Be sure to read my street engine break-in procedure:

http://www.brocksperformance.com/tech_breakin.htm/SPAN">http://www.brocksperformance.com/tech_breakin.htm/SPAN

Most areas, after initial start-up, apply to your new ZX-14 (and most 1996 and newer engines), especially the part about not being afraid to get on it! I'm not saying to stomp the hell out of your new bike (like I did in my Diary… J), but there are numerous reasons to get close to red line every once in a while if you want to extract the most HP out of your new ride.

It is important to gas-load the rings for proper seating, BUT…

In the “Old Days”, the rings were harder than the cast iron sleeves. Seating took MUCH LONGER because the entire surface area of the liner had to conform to the harder surface of the ring faces. These days the bore coating is
nickel/silicon carbide based; it takes diamond embedded stones just to hone it! The bore is harder than the ring faces which means only the small surface of the rings has to conform to the bore. I believe this occurs in the first minutes of operation. Your rings were most likely seated at Kawasaki or on your ride home.

I feel it is MORE important to NOT allow a large carbon build-up in the cylinders above the rings. This carbon can scratch your rings and cause high RPM ring “flutter”. We have seen some of the most gently broken-in engines make the LEAST power on the dyno and spray engine oil from the breather when we finally allow the engine to reach high RPM operation. During high-Revs, many variables allow the rings to rise higher in the bore:  rod stretch, piston rock, natural bearing clearance, oil type, flex, etc… just to name a few.  This is the reason we are so specific about measured assembled clearance with our Top End Kits:

http://www.brockracing.com/Instructions/MAC.doc">http://www.brockracing.com/Instructions/MAC.doc/SPAN

If these items didn’t exist, we could set all engines at zero and be on our way, but they do exist in every combustion engine, so we must compensate accordingly.

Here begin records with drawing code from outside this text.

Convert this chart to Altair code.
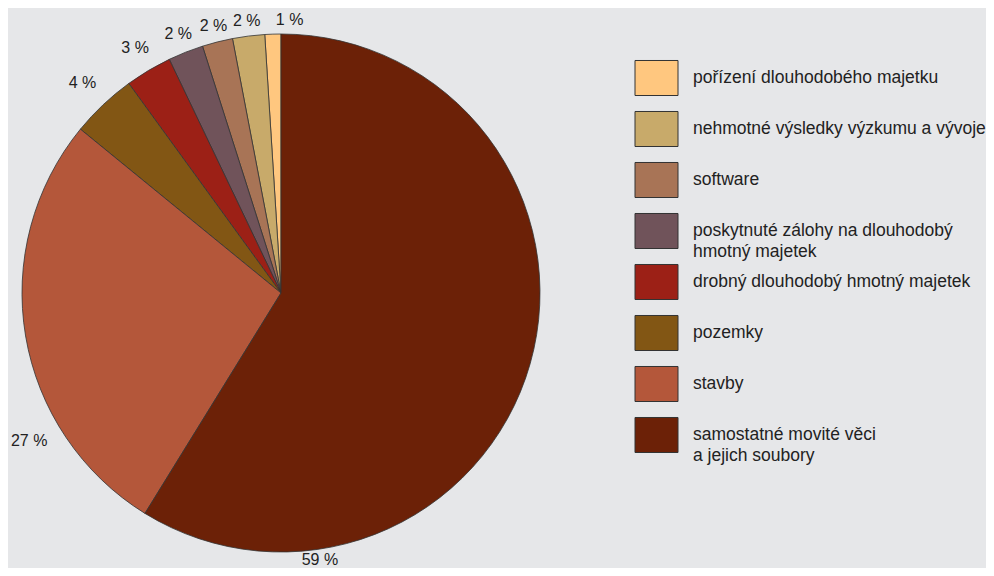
import altair as alt
import pandas as pd

# Legend order (top to bottom); the pie runs clockwise from 12 o'clock in reverse order
categories = [
    "pořízení dlouhodobého majetku",
    "nehmotné výsledky výzkumu a vývoje",
    "software",
    "poskytnuté zálohy na dlouhodobý|hmotný majetek",
    "drobný dlouhodobý hmotný majetek",
    "pozemky",
    "stavby",
    "samostatné movité věci|a jejich soubory",
]
values = [1.0, 2.0, 1.9, 2.2, 2.9, 4.1, 27.1, 58.8]
colors = ["#ffc77f", "#c8aa6a", "#a87456", "#70535a", "#9c2016", "#825614", "#b4573a", "#6c2107"]

# label placement style (best-fit style nudges, in percent of the circle / pixel radius)
LABEL_NUDGE = {0: 1.0, 6: -5.8, 7: 18.3}
LABEL_RADIUS = {0: 273, 1: 274, 2: 275, 3: 279, 4: 285, 5: 289, 6: 292, 7: 270}

df = pd.DataFrame({
    "cat": categories,
    "value": values,
    "idx": list(range(len(categories))),
})
df["label"] = df["value"].round().astype(int).astype(str) + " %"
# cumulative position in pie order (idx descending)
pie_order = df.sort_values("idx", ascending=False)
cum = pie_order["value"].cumsum()
df["mid"] = (cum - pie_order["value"] / 2).reindex(df.index)
df["lab_theta"] = df["mid"] + df["idx"].map(LABEL_NUDGE).fillna(0)
df["lab_r"] = df["idx"].map(LABEL_RADIUS)

FONT = "Liberation Sans, Arial"
CX, CY, R = 273, 285, 259

color_scale = alt.Scale(domain=categories, range=colors)
theta_scale = alt.Scale(domain=[0, 100])

pie = alt.Chart(df).mark_arc(radius=R, stroke="#333333", strokeWidth=0.8).encode(
    theta=alt.Theta("value:Q", stack=True, scale=theta_scale),
    order=alt.Order("idx:Q", sort="descending"),
    color=alt.Color("cat:N", scale=color_scale, legend=None),
    x=alt.value(CX),
    y=alt.value(CY),
)

labels = alt.Chart(df).mark_text(font=FONT, fontSize=16, color="#222222").encode(
    theta=alt.Theta("lab_theta:Q", stack=False, scale=theta_scale),
    radius=alt.Radius("lab_r:Q", scale=None),
    x=alt.value(CX),
    y=alt.value(CY),
    text="label:N",
)

legend_y = alt.Y("idx:O", scale=alt.Scale(type="point", range=[70, 427], padding=0), axis=None)

legend_sym = alt.Chart(df).mark_point(
    shape="M-1,-0.814L1,-0.814L1,0.814L-1,0.814Z",
    size=1849,
    filled=True,
    opacity=1,
    stroke="#333333",
    strokeWidth=1,
).encode(
    x=alt.value(648.5),
    y=legend_y,
    color=alt.Color("cat:N", scale=color_scale, legend=None),
)

legend_txt = alt.Chart(df).mark_text(
    align="left",
    baseline="middle",
    lineBreak="|",
    lineHeight=21,
    font=FONT,
    fontSize=17.5,
    color="#222222",
).encode(
    x=alt.value(685),
    y=legend_y,
    text="cat:N",
)

chart = (
    alt.layer(pie, labels, legend_sym, legend_txt)
    .properties(
        width=978,
        height=560,
        autosize=alt.AutoSizeParams(type="none"),
        padding=0,
        background="#e6e7e9",
    )
    .configure_view(stroke=None)
)

chart.save("out.html", embed_options={"renderer": "svg", "actions": False})
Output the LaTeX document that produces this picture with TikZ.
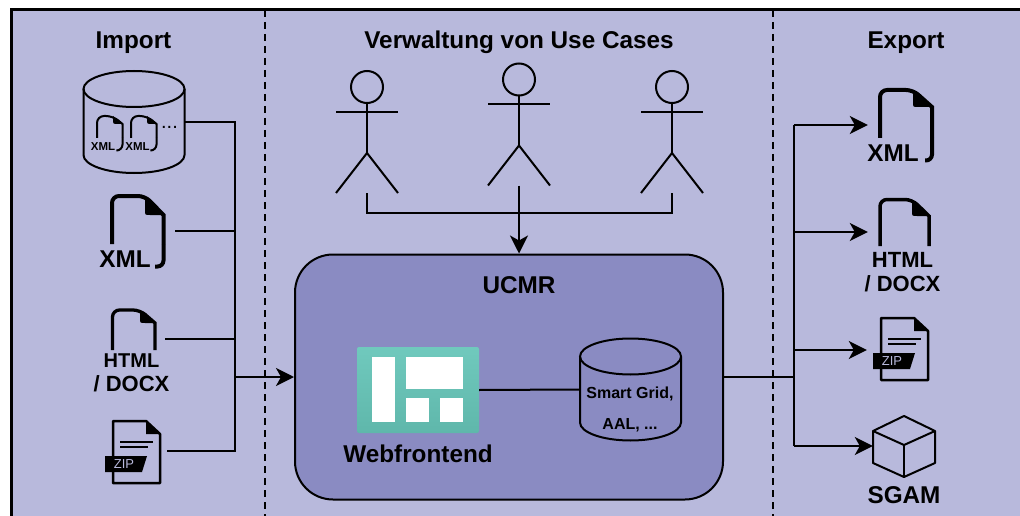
\documentclass[tikz,border=0pt]{standalone}
\usepackage{fontspec}
\setmainfont{Liberation Sans}
\usetikzlibrary{arrows.meta}
\definecolor{panelcol}{HTML}{B8B9DC}
\definecolor{corecol}{HTML}{8A8BC2}
\definecolor{tealtop}{HTML}{70C9BD}
\definecolor{tealbot}{HTML}{5FB7AB}
\tikzset{
  wire/.style={line width=2pt},
  arrowwire/.style={wire, -{Stealth[length=18pt,width=18pt,inset=5pt]}},
  divider/.style={line width=2pt, dash pattern=on 7pt off 5pt},
  iconbox/.style={inner sep=0pt, minimum height=60pt},
  titletext/.style={font=\fontsize{24.3}{28}\selectfont\bfseries, inner sep=0pt, text height=17pt, text depth=0pt},
  filetext/.style={font=\fontsize{22}{24}\selectfont\bfseries, inner sep=0pt, align=center},
}
\begin{document}
\begin{tikzpicture}[x=1pt, y=-1pt]
  \useasboundingbox (0,0) rectangle (1020,516);
  % Panel
  \fill[panelcol] (11,10) rectangle (1020,516);
  \draw[line width=3pt] (11,516) -- (11,10) -- (1020,10);
  \foreach \n/\x in {left/265, right/773} {
    \coordinate (top\n) at (\x,10);
    \coordinate (bot\n) at (\x,516);
    \draw[divider] (top\n) -- (bot\n);
  }
  % Titles
  \node[titletext] (importtitle) at (133.5,40) {Import};
  \node[titletext] (casetitle) at (519,40) {Verwaltung von Use Cases};
  \node[titletext] (exporttitle) at (906,40) {Export};
  % Actors
  \foreach \i/\x/\y in {1/367/87, 2/519/79.5, 3/672/87} {
    \node[circle, draw, wire, inner sep=0pt, minimum size=32pt] (head\i) at (\x,\y) {};
    \draw[wire] (head\i.south) -- ++(0,49) coordinate (hip\i);
    \draw[wire] (\x-31,\y+25) -- (\x+31,\y+25);
    \draw[wire] (\x-31,\y+106) -- (hip\i) -- (\x+31,\y+106);
    \coordinate (actor\i) at (\x,\y+106);
  }
  % Core
  \node[draw, wire, fill=corecol, rounded corners=38pt, minimum width=428pt, minimum height=245pt] (ucmr) at (509,377) {};
  \node[titletext] (ucmrtitle) at (519,285) {UCMR};
  \node[inner sep=0pt, rounded corners=2pt, top color=tealtop, bottom color=tealbot, minimum width=122pt, minimum height=86pt] (webicon) at (418,390) {};
  \fill[white] (372,357) rectangle (395,422);
  \fill[white] (406,357) rectangle (463,389);
  \fill[white] (406,398) rectangle (429,422);
  \fill[white] (439.5,398) rectangle (463,422);
  \node[titletext] (weblabel) at (418,454) {Webfrontend};
  % Databases
  \foreach \n/\x/\y in {griddb/630.5/389.5, filedb/134/122} {
    \node[inner sep=0pt, minimum width=101pt, minimum height=102pt] (\n) at (\x,\y) {};
    \draw[wire] (\x,\y-33) ellipse [x radius=50.5, y radius=18];
    \draw[wire] (\x-50.5,\y-33) -- (\x-50.5,\y+33) arc[start angle=180, end angle=0, x radius=50.5, y radius=18] -- (\x+50.5,\y-33);
  }
  \node[font=\fontsize{16}{31}\selectfont\bfseries, align=center, inner sep=0pt] (griddblabel) at (630,409) {Smart Grid,\\AAL, ...};
  \draw[wire] (webicon.east) -- (griddb.west);
  % Import icons
  \node[font=\fontsize{20}{22}\selectfont, inner sep=0pt] (dots) at (169.5,127) {...};
  \node[iconbox, minimum width=76pt] (xmlin) at (137,231) {};
  \node[iconbox, minimum width=72pt] (htmlin) at (129,339) {};
  \node[iconbox, minimum width=62pt] (zipin) at (136,451) {};
  \node[titletext] (xmlinlabel) at (125,259) {XML};
  \node[filetext] (htmlinlabel) at (131.5,373) {{\fontsize{20}{24}\selectfont HTML}\\/ DOCX};
  % Export icons
  \node[iconbox, minimum width=60pt] (xmlout) at (898,125) {};
  \node[iconbox, minimum width=60pt] (htmlout) at (898,232) {};
  \node[iconbox, minimum width=60pt] (zipout) at (897,350) {};
  \node[iconbox, minimum width=62pt] (cube) at (904,446) {};
  \node[titletext] (xmloutlabel) at (893,153) {XML};
  \node[filetext] (htmloutlabel) at (902.5,272) {HTML\\/ DOCX};
  \node[titletext] (cubelabel) at (904,495) {SGAM};
  % File sheets: left/top/fold/right/fold y/end/width
  \foreach \l/\t/\f/\r/\g/\e/\w in {112/196/145/163.5/215/244/4, 880/90/913/932/107/138/4,
      112.5/310/140/155/323/350/3.3, 880/199.5/912/929/216/246/3.5,
      97/116/113/122.5/124/138/2, 131/116/147/156.5/124/138/2} {
    \draw[line width=\w pt, rounded corners=7pt] (\l,\e) -- (\l,\t) -- (\f,\t) [sharp corners] -- (\r,\g) -- (\r,\e);
    \fill (\f,\t) -- (\r,\g) -- (\f+5,\g) .. controls (\f,\g) .. (\f,\g-5) -- cycle;
  }
  % Hooks of the XML sheets
  \foreach \r/\e/\b/\h/\w in {163.5/244/266.5/155/4, 932/138/160.5/925/4, 122.5/138/150.5/118/2, 156.5/138/150.5/152/2} {
    \draw[line width=\w pt, rounded corners=6pt] (\r,\e) -- (\r,\b) -- (\h,\b);
  }
  \foreach \x in {103,137.5} {
    \node[font=\fontsize{11.5}{12}\selectfont\bfseries, inner sep=0pt] at (\x,147) {XML};
  }
  % Zip sheets
  \foreach \n/\x/\y in {in/113/421, out/881/318} {
    \begin{scope}[shift={(\x,\y)}]
      \draw[line width=2.5pt, line join=round] (0,0) -- (33,0) -- (47,13) -- (47,62) -- (0,62) -- cycle;
      \fill (33,0) -- (47,13) -- (33,13) -- cycle;
      \draw[line width=2pt] (7,21) -- (40,21);
      \draw[line width=2pt] (7,26) -- (35,26);
      \fill (-8,35) -- (34,35) -- (29,51) -- (-8,51) -- cycle;
      \node[font=\fontsize{13}{14}\selectfont, text=panelcol, inner sep=0pt] (ziptext\n) at (11,43.5) {ZIP};
    \end{scope}
  }
  % Cube
  \draw[wire, line join=round] (873,431) -- (904,416) -- (935,431) -- (935,463) -- (904,477) -- (873,463) -- cycle;
  \draw[wire, line join=round] (873,431) -- (904,445) -- (935,431);
  \draw[wire] (904,445) -- (904,477);
  % Edges
  \coordinate (busin) at (235,377);
  \coordinate (busout) at (794,377);
  \draw[wire] (filedb.east) -| (busin);
  \draw[wire] (xmlin.east) -- (busin |- xmlin.east);
  \draw[wire] (htmlin.east) -- (busin |- htmlin.east);
  \draw[wire] (zipin.east) -| (busin);
  \draw[arrowwire] (busin) -- (ucmr.west);
  \draw[wire] (actor1) -- ++(0,20) -| (actor3);
  \draw[arrowwire] (actor2) -- (actor2 |- ucmr.north);
  \draw[wire] (ucmr.east) -- (busout);
  \foreach \n in {xmlout, htmlout, zipout, cube} {
    \draw[arrowwire] (busout |- \n.west) -- (\n.west);
  }
  \draw[wire] (busout |- xmlout.west) -- (busout |- cube.west);
\end{tikzpicture}
\end{document}
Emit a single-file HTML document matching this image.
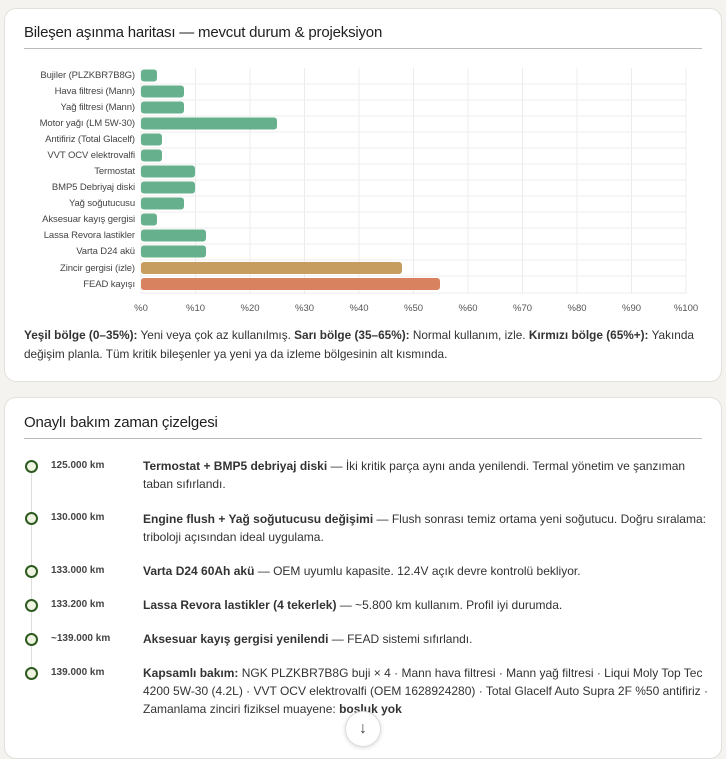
<!DOCTYPE html>
<html><head><meta charset="utf-8"><style>
body{margin:0;background:#f4f3ef;font-family:"Liberation Sans",sans-serif;color:#222;width:726px;height:748px;overflow:hidden;position:relative}
.card{position:absolute;left:4px;width:716px;background:#fff;border:1px solid #e2e0da;border-radius:12px}
.t{position:absolute;left:20px;font-size:15px;color:#1f1f1f;letter-spacing:-0.2px}
.rule{position:absolute;left:20px;width:678px;height:1px;background:#bbb}
.lbl{position:absolute;right:591px;font-size:9.5px;color:#444;text-align:right;white-space:nowrap;letter-spacing:-0.1px}
.tick{position:absolute;top:303px;font-size:9.5px;color:#555;transform:translateX(-50%)}
.leg{position:absolute;left:20px;top:326px;width:684px;font-size:11.8px;line-height:19px;color:#333}
.dot{position:absolute;left:21px;width:9px;height:9px;border:2px solid #2d5a1e;border-radius:50%;background:#eef3e2}
.km{position:absolute;left:47px;font-size:10px;font-weight:bold;color:#444}
.d{position:absolute;left:139px;width:570px;font-size:12px;line-height:18px;color:#333}
</style></head><body>
<div class="card" style="top:8px;height:372px"></div>
<div class="t" style="left:24px;top:24px">Bileşen aşınma haritası — mevcut durum &amp; projeksiyon</div>
<div class="rule" style="left:24px;top:48px"></div>
<svg style="position:absolute;left:0;top:0" width="726" height="300">
<g stroke="#ececec" stroke-width="1">
<line x1="141" y1="68" x2="141" y2="294"/><line x1="195.5" y1="68" x2="195.5" y2="294"/><line x1="250" y1="68" x2="250" y2="294"/><line x1="304.5" y1="68" x2="304.5" y2="294"/><line x1="359" y1="68" x2="359" y2="294"/><line x1="413.5" y1="68" x2="413.5" y2="294"/><line x1="468" y1="68" x2="468" y2="294"/><line x1="522.5" y1="68" x2="522.5" y2="294"/><line x1="577" y1="68" x2="577" y2="294"/><line x1="631.5" y1="68" x2="631.5" y2="294"/><line x1="686" y1="68" x2="686" y2="294"/>
<line x1="141" y1="84" x2="686" y2="84"/><line x1="141" y1="100" x2="686" y2="100"/><line x1="141" y1="116" x2="686" y2="116"/><line x1="141" y1="132" x2="686" y2="132"/><line x1="141" y1="148" x2="686" y2="148"/><line x1="141" y1="164" x2="686" y2="164"/><line x1="141" y1="180" x2="686" y2="180"/><line x1="141" y1="196" x2="686" y2="196"/><line x1="141" y1="212" x2="686" y2="212"/><line x1="141" y1="228" x2="686" y2="228"/><line x1="141" y1="244" x2="686" y2="244"/><line x1="141" y1="260" x2="686" y2="260"/><line x1="141" y1="276" x2="686" y2="276"/><line x1="141" y1="293" x2="686" y2="293"/>
</g>
<g fill="#67b08e">
<rect x="141" y="69.5" width="16" height="12" rx="3"/>
<rect x="141" y="85.5" width="43" height="12" rx="3"/>
<rect x="141" y="101.5" width="43" height="12" rx="3"/>
<rect x="141" y="117.5" width="136" height="12" rx="3"/>
<rect x="141" y="133.5" width="21" height="12" rx="3"/>
<rect x="141" y="149.5" width="21" height="12" rx="3"/>
<rect x="141" y="165.5" width="54" height="12" rx="3"/>
<rect x="141" y="181.5" width="54" height="12" rx="3"/>
<rect x="141" y="197.5" width="43" height="12" rx="3"/>
<rect x="141" y="213.5" width="16" height="12" rx="3"/>
<rect x="141" y="229.5" width="65" height="12" rx="3"/>
<rect x="141" y="245.5" width="65" height="12" rx="3"/>
</g>
<rect x="141" y="262" width="261" height="12" rx="3" fill="#c69d5f"/>
<rect x="141" y="278" width="299" height="12" rx="3" fill="#d88260"/>
</svg>
<div class="lbl" style="top:70px">Bujiler (PLZKBR7B8G)</div>
<div class="lbl" style="top:86px">Hava filtresi (Mann)</div>
<div class="lbl" style="top:102px">Yağ filtresi (Mann)</div>
<div class="lbl" style="top:118px">Motor yağı (LM 5W-30)</div>
<div class="lbl" style="top:134px">Antifiriz (Total Glacelf)</div>
<div class="lbl" style="top:150px">VVT OCV elektrovalfi</div>
<div class="lbl" style="top:166px">Termostat</div>
<div class="lbl" style="top:182px">BMP5 Debriyaj diski</div>
<div class="lbl" style="top:198px">Yağ soğutucusu</div>
<div class="lbl" style="top:214px">Aksesuar kayış gergisi</div>
<div class="lbl" style="top:230px">Lassa Revora lastikler</div>
<div class="lbl" style="top:246px">Varta D24 akü</div>
<div class="lbl" style="top:263px">Zincir gergisi (izle)</div>
<div class="lbl" style="top:279px">FEAD kayışı</div>
<div class="tick" style="left:141px">%0</div><div class="tick" style="left:195.5px">%10</div><div class="tick" style="left:250px">%20</div><div class="tick" style="left:304.5px">%30</div><div class="tick" style="left:359px">%40</div><div class="tick" style="left:413.5px">%50</div><div class="tick" style="left:468px">%60</div><div class="tick" style="left:522.5px">%70</div><div class="tick" style="left:577px">%80</div><div class="tick" style="left:631.5px">%90</div><div class="tick" style="left:686px">%100</div>
<div class="leg" style="left:24px"><b>Yeşil bölge (0–35%):</b> Yeni veya çok az kullanılmış. <b>Sarı bölge (35–65%):</b> Normal kullanım, izle. <b>Kırmızı bölge (65%+):</b> Yakında değişim planla. Tüm kritik bileşenler ya yeni ya da izleme bölgesinin alt kısmında.</div>

<div class="card" style="top:397px;height:360px"></div>
<div class="t" style="left:24px;top:414px">Onaylı bakım zaman çizelgesi</div>
<div class="rule" style="left:24px;top:438px"></div>
<div style="position:absolute;left:31px;top:466px;width:1px;height:210px;background:#ddd"></div>
<div class="dot" style="left:25px;top:460px"></div><div class="km" style="left:51px;top:460px">125.000 km</div>
<div class="d" style="left:143px;top:457px"><b>Termostat + BMP5 debriyaj diski</b> — İki kritik parça aynı anda yenilendi. Termal yönetim ve şanzıman taban sıfırlandı.</div>
<div class="dot" style="left:25px;top:512px"></div><div class="km" style="left:51px;top:512px">130.000 km</div>
<div class="d" style="left:143px;top:510px"><b>Engine flush + Yağ soğutucusu değişimi</b> — Flush sonrası temiz ortama yeni soğutucu. Doğru sıralama: triboloji açısından ideal uygulama.</div>
<div class="dot" style="left:25px;top:565px"></div><div class="km" style="left:51px;top:565px">133.000 km</div>
<div class="d" style="left:143px;top:562px"><b>Varta D24 60Ah akü</b> — OEM uyumlu kapasite. 12.4V açık devre kontrolü bekliyor.</div>
<div class="dot" style="left:25px;top:599px"></div><div class="km" style="left:51px;top:599px">133.200 km</div>
<div class="d" style="left:143px;top:596px"><b>Lassa Revora lastikler (4 tekerlek)</b> — ~5.800 km kullanım. Profil iyi durumda.</div>
<div class="dot" style="left:25px;top:633px"></div><div class="km" style="left:51px;top:633px">~139.000 km</div>
<div class="d" style="left:143px;top:630px"><b>Aksesuar kayış gergisi yenilendi</b> — FEAD sistemi sıfırlandı.</div>
<div class="dot" style="left:25px;top:667px"></div><div class="km" style="left:51px;top:667px">139.000 km</div>
<div class="d" style="left:143px;top:664px"><b>Kapsamlı bakım:</b> NGK PLZKBR7B8G buji × 4 · Mann hava filtresi · Mann yağ filtresi · Liqui Moly Top Tec 4200 5W-30 (4.2L) · VVT OCV elektrovalfi (OEM 1628924280) · Total Glacelf Auto Supra 2F %50 antifiriz · Zamanlama zinciri fiziksel muayene: <b>boşluk yok</b></div>
<div style="position:absolute;left:345px;top:711px;width:34px;height:34px;border-radius:50%;background:#fff;border:1px solid #ddd;box-shadow:0 1px 4px rgba(0,0,0,.15);text-align:center;line-height:34px;font-size:16px;color:#444">↓</div>
</body></html>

If the rings collide with a thick carbon layer, the above mentioned problems can occur. Some bikes recover nicely, but some don’t make the correct power until the damaged rings are replaced. Of course, some build up is normal, but occasional high RPM operation helps prevent damaging thick build up.

Most break-in these days relates more to moving parts in the transmission and drive train in addition to bearing surfaces. Too much load too soon can cause problems. We see very little bearing scuff these days, but it can happen. This is why I have NO PROBLEM using a fully synthetic motor oil much sooner in the life of the engine than in the past. In fact, we actually break-in some big stroker engines on full synthetic because we see more bearing issues than problems with the rings seating, especially with aftermarket billet crankshafts.

I would have NEVER performed a full load tuning session on the dyno with my brand new ZX-14! I know better, but I wasn’t afraid to be aggressive under real-world operating conditions. The good news is that today’s engines are built to withstand these factors with only VERY timid operation from ‘grandpa-type’ riders and extremely poor pump gas being the main culprits. There is very little an operator can do about fuel selection, but the riding is easy and fun.

Of course I would never suggest anyone break the law or put themselves or anyone else at risk on the street, but I can (and will) suggest that you find a drag strip and go play!